[BRIEFING.COM] S&P futures vs fair value: +4.10. Nasdaq futures vs fair value: +4.70.
U.S. equity futures continue to trade modestly higher with the S&P 500 futures up 0.2%.
European markets are broadly lower as the results of yesterday's Italian election remain inconclusive. While Pier Luigi Bersani's party won the Lower House, there appears to be a deadlock in the Senate. If the current results stand following the official update, Pier Luigi Bersani will look to form a ‘grand coalition.' However, given the track record of the other top vote getters (Berlusconi, Grillo), a coalition appears unlikely at this time. Elsewhere, Spanish authorities have confiscated the passport of the former treasurer of the People's Party, Luis Barcenas, who is one of the main players at the center of the corruption scandal recently uncovered by daily newspaper El Pais.
Regional economic data was limited to the United Kingdom's CBI Distributive Trade Survey, which was reported at 8, well below the reading of 16 expected by the market.
- The United Kingdom's FTSE is down 1.3% with financials among the weakest performers. Barclays and Royal Bank of Scotland are down 4.1% and 3.4% respectively. Auto and aircraft parts manufacturer GKN is adding 3.1% after the company's recently acquired aerospace unit from Volvo was profitable in the fourth quarter.
- Germany's DAX is slipping 1.6% as 27 of 30 components trade down. With the uncertainty surrounding Italy, financials are feeling the brunt of the pressure. Deutsche Bank and Commerzbank are seeing respective losses of 1.3% and 2.2%. On the upside, Fresenius SE is climbing 2.9% following an upbeat profit forecast.
- In France, the CAC is lower by 1.8% with all 40 stocks registering losses. BNP Paribas, Credit Agricole, and Societe Generale are all down between 3.8% and 5.4%.
- Spain's IBEX is down 2.4% as all 35 index components trade in the red. Banco Bilbao Vizcaya Argentaria is sliding 3.7% and Banco Santander is off by 3.2%.
- In Italy, the MIB is falling 4.2% with financials suffering broad losses. Banco Popolare, Intesa Sanpaolo, and UniCredit are all down between 7.7% and 8.6%.

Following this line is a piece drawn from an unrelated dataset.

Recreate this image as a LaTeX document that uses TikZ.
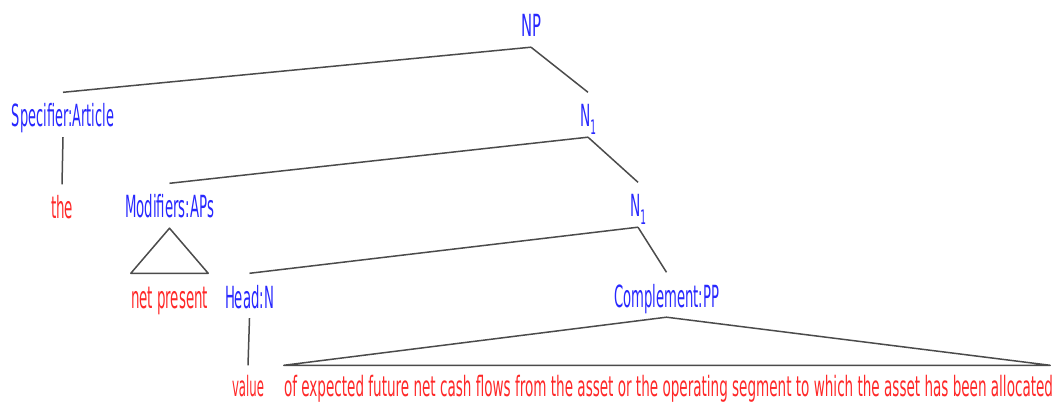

It was a sea of red across Asia after all of the major bourses ended lower due to the uncertainty of the Italian election. Selling was most severe in Japan where the Nikkei fell 2.3%, largely due to the strength of the yen. The currency rallied to better than 91.00 per dollar during yesterday's panic, its strongest of February. Elsewhere, more reports surfaced in China, suggesting Beijing is looking to tighten property measures. Overnight comments from Reserve Bank of Australia Assistant Governor suggested the central bank is ready to cut rates if necessary. This was somewhat of a reversal from recent comments from RBA head Glenn Stevens who said the rate cut cycle was likely over. Data from the region saw Singapore's industrial production slip 0.4% year-over-year (+4.0% expected) and the Philippines trade deficit narrow to $1.28 billion ($1.22 billion expected, $1.59 billion previous).
- In Japan, the Nikkei lost 2.3% to post its biggest decline in over a month. Exporters were hit hard thanks to the strong yen with Sony shedding 3.7% and Nissan Motor giving up 2.6%. Meanwhile, Japan Tobacco slipped 0.7% after the Ministry of Finance announced a 333.3 million share offering.
- Hong Kong's Hang Seng slid 1.3% as developments out of both Europe and China weighed. Retailer Esprit lost 1.4% as traders dumped stocks with European ties. Elsewhere, China Construction Bank and Evergrande Real Estate Group gave up 2.4% and 4.3% respectively as concerns over further tightening by Beijing weighed.
- In China, the Shanghai Composite slipped 1.4% as property shares and commodity-related names underperformed. China Vanke and Jiangxi Copper lost 1.7% and 2.6% respectively to finish among the worst performers in their sectors.